[start Supplied entries]

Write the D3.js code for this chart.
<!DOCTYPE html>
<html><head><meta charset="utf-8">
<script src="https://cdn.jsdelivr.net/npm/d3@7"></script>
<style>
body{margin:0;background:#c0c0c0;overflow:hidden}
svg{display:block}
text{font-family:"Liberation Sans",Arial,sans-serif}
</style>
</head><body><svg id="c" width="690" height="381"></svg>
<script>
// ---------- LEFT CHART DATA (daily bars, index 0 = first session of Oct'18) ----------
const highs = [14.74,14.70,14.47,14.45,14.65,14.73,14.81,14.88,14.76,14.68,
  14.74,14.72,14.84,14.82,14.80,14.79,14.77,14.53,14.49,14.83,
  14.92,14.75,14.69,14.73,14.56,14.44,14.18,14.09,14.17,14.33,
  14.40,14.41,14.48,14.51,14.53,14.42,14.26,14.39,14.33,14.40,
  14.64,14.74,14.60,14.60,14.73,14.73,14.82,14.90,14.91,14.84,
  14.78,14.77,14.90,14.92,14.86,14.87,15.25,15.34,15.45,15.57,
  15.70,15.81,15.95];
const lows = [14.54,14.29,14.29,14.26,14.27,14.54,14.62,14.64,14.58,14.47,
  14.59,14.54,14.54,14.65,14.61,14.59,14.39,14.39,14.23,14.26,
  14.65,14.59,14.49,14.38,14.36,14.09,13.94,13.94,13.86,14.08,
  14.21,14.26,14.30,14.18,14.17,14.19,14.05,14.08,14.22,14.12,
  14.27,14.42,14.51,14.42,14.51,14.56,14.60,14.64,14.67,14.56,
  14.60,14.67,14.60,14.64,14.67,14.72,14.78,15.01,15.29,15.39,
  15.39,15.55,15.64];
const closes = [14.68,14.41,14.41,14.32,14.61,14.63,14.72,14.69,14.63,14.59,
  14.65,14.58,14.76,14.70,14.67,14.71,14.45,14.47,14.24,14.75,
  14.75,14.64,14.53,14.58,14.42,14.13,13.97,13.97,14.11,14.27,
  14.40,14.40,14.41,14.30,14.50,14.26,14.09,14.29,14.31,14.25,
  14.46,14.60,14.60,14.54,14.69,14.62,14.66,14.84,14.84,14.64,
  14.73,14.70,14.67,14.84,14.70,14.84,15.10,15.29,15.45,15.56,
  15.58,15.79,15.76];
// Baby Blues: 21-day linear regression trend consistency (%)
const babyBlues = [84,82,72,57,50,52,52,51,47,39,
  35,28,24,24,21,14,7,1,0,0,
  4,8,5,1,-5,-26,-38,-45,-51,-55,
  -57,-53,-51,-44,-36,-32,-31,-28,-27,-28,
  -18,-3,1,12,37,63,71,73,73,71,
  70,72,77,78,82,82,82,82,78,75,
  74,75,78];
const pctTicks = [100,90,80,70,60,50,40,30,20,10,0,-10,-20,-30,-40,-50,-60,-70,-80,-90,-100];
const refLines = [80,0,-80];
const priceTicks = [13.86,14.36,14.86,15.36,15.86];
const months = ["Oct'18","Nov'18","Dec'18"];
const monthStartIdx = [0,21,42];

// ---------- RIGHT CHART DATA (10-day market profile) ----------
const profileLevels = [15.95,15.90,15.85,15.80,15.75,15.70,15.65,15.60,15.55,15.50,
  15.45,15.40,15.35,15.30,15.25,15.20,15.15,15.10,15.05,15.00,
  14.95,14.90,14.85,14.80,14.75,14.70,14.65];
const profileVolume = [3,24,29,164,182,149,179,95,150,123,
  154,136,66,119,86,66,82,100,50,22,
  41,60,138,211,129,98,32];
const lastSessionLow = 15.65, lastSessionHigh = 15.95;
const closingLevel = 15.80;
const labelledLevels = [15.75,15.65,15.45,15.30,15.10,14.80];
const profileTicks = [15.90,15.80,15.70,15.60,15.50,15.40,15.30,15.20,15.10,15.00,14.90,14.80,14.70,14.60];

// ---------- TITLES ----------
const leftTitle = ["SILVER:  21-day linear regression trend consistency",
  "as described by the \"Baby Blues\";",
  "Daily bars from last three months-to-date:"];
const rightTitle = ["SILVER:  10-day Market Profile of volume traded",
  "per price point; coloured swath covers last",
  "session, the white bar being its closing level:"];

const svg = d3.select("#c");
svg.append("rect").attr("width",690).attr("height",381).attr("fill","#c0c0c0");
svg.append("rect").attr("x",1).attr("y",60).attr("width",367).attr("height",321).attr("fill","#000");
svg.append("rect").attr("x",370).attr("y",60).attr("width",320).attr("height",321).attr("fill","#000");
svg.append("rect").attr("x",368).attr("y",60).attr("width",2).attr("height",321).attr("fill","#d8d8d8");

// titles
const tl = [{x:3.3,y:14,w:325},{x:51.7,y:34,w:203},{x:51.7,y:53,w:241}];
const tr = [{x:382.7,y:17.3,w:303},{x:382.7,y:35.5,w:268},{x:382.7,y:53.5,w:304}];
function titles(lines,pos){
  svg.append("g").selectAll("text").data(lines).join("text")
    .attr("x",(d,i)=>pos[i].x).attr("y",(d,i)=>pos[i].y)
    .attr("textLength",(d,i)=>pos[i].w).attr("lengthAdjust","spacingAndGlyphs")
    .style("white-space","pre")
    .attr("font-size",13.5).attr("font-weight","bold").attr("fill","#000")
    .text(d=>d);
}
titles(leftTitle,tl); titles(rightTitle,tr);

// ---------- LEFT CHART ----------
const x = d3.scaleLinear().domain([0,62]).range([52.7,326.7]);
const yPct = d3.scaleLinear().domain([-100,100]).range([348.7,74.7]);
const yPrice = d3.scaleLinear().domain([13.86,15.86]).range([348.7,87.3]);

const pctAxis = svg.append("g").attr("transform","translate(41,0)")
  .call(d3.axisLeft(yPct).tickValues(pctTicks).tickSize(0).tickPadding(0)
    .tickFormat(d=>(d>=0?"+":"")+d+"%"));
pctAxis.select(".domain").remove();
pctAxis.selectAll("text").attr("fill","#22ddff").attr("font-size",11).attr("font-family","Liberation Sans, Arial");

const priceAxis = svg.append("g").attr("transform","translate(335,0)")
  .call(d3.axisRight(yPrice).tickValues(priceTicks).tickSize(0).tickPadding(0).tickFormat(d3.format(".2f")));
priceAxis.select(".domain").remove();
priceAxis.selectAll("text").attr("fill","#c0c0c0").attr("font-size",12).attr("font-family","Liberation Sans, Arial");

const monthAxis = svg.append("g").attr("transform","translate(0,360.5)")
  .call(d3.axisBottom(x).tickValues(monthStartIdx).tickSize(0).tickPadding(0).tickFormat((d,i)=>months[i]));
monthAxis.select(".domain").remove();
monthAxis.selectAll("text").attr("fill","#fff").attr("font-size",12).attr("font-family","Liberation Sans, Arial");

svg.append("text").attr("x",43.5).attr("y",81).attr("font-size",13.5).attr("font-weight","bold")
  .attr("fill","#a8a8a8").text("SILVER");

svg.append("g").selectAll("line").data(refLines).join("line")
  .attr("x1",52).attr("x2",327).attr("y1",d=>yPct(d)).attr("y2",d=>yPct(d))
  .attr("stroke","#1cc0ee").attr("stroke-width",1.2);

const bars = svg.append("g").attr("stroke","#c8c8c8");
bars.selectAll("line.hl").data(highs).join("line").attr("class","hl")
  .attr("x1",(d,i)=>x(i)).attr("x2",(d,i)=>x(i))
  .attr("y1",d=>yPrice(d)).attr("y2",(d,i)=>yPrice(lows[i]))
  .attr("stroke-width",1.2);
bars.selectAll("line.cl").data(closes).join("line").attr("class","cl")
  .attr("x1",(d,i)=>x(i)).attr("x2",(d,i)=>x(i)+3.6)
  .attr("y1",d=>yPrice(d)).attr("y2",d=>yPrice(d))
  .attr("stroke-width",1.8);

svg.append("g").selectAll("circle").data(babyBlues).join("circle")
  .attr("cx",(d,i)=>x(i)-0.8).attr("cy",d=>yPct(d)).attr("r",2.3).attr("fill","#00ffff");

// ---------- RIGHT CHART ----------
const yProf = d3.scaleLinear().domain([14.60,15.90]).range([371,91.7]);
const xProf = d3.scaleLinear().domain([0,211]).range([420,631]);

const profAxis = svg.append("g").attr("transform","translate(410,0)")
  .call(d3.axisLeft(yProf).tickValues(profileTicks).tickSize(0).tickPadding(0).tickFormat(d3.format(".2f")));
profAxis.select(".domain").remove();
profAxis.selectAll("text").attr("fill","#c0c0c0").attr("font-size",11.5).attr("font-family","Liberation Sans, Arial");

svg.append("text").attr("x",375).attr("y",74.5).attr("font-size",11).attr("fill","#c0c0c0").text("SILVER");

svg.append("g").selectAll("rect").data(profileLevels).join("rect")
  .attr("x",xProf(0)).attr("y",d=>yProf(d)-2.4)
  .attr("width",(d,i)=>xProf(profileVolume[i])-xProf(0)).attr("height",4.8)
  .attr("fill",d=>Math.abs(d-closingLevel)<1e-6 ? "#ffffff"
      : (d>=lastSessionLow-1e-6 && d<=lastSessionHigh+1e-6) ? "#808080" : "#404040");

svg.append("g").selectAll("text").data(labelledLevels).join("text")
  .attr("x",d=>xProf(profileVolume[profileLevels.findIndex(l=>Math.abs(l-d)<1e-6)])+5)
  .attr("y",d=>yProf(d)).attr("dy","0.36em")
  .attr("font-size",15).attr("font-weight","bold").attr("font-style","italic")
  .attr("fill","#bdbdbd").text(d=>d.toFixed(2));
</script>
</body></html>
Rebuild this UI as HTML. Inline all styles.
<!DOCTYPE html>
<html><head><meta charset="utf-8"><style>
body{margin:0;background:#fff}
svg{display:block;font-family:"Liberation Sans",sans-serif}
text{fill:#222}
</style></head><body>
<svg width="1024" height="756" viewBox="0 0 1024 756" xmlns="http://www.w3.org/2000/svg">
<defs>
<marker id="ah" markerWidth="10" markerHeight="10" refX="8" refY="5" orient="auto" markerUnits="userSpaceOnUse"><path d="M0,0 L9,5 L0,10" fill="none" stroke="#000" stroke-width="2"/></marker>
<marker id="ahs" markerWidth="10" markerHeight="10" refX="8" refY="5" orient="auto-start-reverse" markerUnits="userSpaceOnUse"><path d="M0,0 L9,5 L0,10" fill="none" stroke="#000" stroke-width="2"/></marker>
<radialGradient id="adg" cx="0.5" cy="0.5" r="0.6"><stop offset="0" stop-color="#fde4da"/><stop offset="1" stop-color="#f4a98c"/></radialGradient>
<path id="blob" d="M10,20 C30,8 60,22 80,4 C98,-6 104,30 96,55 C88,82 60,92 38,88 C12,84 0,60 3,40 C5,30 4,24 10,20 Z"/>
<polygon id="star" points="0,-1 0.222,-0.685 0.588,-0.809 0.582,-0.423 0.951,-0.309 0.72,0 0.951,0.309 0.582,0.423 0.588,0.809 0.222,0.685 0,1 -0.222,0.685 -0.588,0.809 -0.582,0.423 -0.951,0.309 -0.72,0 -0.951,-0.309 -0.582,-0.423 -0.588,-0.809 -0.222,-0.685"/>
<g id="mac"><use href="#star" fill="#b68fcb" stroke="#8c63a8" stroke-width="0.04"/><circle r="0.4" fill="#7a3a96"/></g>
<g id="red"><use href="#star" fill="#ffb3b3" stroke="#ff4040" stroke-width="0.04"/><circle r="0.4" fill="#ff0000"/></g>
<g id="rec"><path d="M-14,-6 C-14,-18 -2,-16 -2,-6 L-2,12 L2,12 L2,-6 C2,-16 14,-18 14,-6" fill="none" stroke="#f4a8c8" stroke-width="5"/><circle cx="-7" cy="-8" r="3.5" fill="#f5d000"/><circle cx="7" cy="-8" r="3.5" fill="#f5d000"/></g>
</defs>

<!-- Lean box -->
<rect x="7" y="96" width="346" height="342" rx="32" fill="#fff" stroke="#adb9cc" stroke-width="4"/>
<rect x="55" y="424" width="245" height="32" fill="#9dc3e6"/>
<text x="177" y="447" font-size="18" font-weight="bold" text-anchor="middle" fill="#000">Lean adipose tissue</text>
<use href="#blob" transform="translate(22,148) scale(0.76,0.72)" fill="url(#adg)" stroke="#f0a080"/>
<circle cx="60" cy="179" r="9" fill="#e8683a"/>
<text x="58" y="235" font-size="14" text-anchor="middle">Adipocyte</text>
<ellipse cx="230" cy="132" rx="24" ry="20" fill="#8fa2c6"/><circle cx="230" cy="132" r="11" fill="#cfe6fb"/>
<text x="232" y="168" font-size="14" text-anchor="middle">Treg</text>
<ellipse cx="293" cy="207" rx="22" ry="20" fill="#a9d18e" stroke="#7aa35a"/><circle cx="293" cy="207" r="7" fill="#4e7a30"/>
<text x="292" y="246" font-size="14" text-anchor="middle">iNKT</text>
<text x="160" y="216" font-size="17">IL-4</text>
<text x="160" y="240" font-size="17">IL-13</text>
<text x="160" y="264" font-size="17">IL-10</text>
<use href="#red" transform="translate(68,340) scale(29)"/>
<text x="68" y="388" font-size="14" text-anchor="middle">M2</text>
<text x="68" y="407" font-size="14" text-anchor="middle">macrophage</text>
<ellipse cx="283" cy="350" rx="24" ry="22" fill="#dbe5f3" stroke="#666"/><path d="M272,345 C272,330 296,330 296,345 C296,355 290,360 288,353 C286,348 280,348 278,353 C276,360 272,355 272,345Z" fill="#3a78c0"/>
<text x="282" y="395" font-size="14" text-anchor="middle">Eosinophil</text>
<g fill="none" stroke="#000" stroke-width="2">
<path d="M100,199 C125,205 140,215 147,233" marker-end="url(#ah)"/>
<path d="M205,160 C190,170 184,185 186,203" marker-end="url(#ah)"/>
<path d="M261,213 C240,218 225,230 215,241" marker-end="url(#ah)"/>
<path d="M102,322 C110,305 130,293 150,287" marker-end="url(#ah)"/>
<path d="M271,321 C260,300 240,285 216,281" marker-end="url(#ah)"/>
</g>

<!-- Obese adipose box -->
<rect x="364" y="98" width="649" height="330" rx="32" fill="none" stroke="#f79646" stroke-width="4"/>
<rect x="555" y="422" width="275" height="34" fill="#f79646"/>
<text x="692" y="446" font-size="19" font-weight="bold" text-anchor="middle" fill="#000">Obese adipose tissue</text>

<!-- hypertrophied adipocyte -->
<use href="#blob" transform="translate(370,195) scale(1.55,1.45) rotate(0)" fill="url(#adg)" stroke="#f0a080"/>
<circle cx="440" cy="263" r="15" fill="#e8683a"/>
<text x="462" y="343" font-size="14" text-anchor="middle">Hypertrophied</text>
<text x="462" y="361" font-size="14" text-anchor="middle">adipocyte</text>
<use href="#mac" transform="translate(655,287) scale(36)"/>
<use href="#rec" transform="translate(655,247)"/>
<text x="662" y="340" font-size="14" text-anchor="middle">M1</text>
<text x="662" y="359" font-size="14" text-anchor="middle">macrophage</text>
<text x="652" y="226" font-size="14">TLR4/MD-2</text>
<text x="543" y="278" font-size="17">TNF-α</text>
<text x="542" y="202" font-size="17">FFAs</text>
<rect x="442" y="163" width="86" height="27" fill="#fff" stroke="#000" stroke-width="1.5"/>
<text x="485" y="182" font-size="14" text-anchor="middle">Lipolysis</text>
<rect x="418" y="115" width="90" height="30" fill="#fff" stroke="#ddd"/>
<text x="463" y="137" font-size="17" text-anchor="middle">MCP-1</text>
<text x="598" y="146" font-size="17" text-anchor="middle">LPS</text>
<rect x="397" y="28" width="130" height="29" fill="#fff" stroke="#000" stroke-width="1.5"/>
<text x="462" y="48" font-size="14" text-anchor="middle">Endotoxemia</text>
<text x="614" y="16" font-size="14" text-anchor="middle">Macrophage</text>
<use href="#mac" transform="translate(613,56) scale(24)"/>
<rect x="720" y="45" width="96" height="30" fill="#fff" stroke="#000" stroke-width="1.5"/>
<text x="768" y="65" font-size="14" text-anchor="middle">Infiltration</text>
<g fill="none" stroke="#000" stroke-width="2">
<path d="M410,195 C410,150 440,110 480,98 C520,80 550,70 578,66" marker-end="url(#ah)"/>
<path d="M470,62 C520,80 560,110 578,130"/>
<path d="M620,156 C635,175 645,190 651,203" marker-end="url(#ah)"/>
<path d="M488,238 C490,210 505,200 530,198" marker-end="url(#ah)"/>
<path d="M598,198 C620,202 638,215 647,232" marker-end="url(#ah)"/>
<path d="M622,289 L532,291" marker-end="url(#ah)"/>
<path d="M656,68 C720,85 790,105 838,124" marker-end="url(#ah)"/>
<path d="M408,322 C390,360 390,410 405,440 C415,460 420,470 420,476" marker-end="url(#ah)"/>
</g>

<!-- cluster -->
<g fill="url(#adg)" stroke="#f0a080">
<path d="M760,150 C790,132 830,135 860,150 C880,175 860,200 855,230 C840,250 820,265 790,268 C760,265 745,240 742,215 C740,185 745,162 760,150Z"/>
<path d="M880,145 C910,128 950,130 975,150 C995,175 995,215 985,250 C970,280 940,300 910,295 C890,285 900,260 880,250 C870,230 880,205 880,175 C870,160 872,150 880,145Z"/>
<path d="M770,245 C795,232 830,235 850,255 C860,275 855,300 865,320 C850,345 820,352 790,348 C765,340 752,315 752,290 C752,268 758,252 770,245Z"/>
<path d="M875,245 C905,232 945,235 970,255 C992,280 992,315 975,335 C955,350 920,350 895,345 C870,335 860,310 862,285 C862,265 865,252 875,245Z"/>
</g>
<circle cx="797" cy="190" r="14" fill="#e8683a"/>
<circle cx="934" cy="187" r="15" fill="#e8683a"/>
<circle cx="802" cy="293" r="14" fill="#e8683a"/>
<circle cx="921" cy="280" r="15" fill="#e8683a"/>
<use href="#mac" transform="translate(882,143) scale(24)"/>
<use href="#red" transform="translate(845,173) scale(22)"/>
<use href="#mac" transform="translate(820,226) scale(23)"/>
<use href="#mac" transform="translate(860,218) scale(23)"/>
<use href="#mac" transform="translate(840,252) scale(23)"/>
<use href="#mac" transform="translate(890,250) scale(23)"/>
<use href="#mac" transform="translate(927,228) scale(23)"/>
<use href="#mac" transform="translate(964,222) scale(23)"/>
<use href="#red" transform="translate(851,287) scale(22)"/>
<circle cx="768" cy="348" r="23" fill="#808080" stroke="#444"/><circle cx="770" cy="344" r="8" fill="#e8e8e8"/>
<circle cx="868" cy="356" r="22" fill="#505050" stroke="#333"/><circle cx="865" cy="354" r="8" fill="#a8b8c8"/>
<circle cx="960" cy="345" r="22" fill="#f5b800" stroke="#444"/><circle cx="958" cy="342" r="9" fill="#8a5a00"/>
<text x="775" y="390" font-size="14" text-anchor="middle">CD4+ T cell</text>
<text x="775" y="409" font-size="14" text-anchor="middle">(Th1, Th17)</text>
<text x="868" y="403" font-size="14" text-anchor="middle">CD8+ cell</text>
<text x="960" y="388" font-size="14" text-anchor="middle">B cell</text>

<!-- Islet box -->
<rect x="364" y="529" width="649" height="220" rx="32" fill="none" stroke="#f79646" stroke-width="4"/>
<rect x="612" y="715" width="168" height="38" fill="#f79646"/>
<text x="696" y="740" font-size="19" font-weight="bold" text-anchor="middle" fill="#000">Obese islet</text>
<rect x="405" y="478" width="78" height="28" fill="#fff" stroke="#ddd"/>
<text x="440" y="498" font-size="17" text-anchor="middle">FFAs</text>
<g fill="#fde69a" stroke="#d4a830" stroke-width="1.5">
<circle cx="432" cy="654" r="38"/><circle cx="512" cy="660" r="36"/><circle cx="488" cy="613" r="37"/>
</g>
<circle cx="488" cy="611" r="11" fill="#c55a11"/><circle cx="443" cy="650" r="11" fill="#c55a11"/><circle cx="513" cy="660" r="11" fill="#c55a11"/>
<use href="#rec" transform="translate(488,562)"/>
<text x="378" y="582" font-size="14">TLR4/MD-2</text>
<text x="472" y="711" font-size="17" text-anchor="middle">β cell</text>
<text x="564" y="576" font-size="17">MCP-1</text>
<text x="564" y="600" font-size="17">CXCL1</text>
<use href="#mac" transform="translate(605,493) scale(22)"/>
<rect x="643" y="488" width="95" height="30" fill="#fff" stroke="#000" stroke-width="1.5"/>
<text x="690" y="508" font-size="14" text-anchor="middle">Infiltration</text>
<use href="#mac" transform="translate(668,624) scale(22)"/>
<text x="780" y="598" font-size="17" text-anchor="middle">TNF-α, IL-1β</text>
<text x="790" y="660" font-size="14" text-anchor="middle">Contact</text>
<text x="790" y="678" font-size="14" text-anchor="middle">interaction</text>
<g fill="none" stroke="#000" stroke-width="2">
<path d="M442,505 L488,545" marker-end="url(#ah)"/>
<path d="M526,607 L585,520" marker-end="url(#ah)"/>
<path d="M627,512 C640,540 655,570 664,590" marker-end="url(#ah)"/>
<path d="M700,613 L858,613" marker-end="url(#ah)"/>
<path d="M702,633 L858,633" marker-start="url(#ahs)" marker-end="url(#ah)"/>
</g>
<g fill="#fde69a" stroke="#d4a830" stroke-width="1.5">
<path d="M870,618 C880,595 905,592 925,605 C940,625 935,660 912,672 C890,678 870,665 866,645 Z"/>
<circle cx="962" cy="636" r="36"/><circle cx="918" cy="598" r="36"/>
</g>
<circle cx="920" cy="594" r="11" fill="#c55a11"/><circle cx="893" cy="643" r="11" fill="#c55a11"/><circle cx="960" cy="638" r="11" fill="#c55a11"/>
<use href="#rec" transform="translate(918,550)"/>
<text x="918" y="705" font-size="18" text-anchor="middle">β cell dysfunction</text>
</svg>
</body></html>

[end Supplied entries]

• **Directions**
Say how many lines in the records hold the string "this", and say nothing else.

• **Answer to the exercise**
2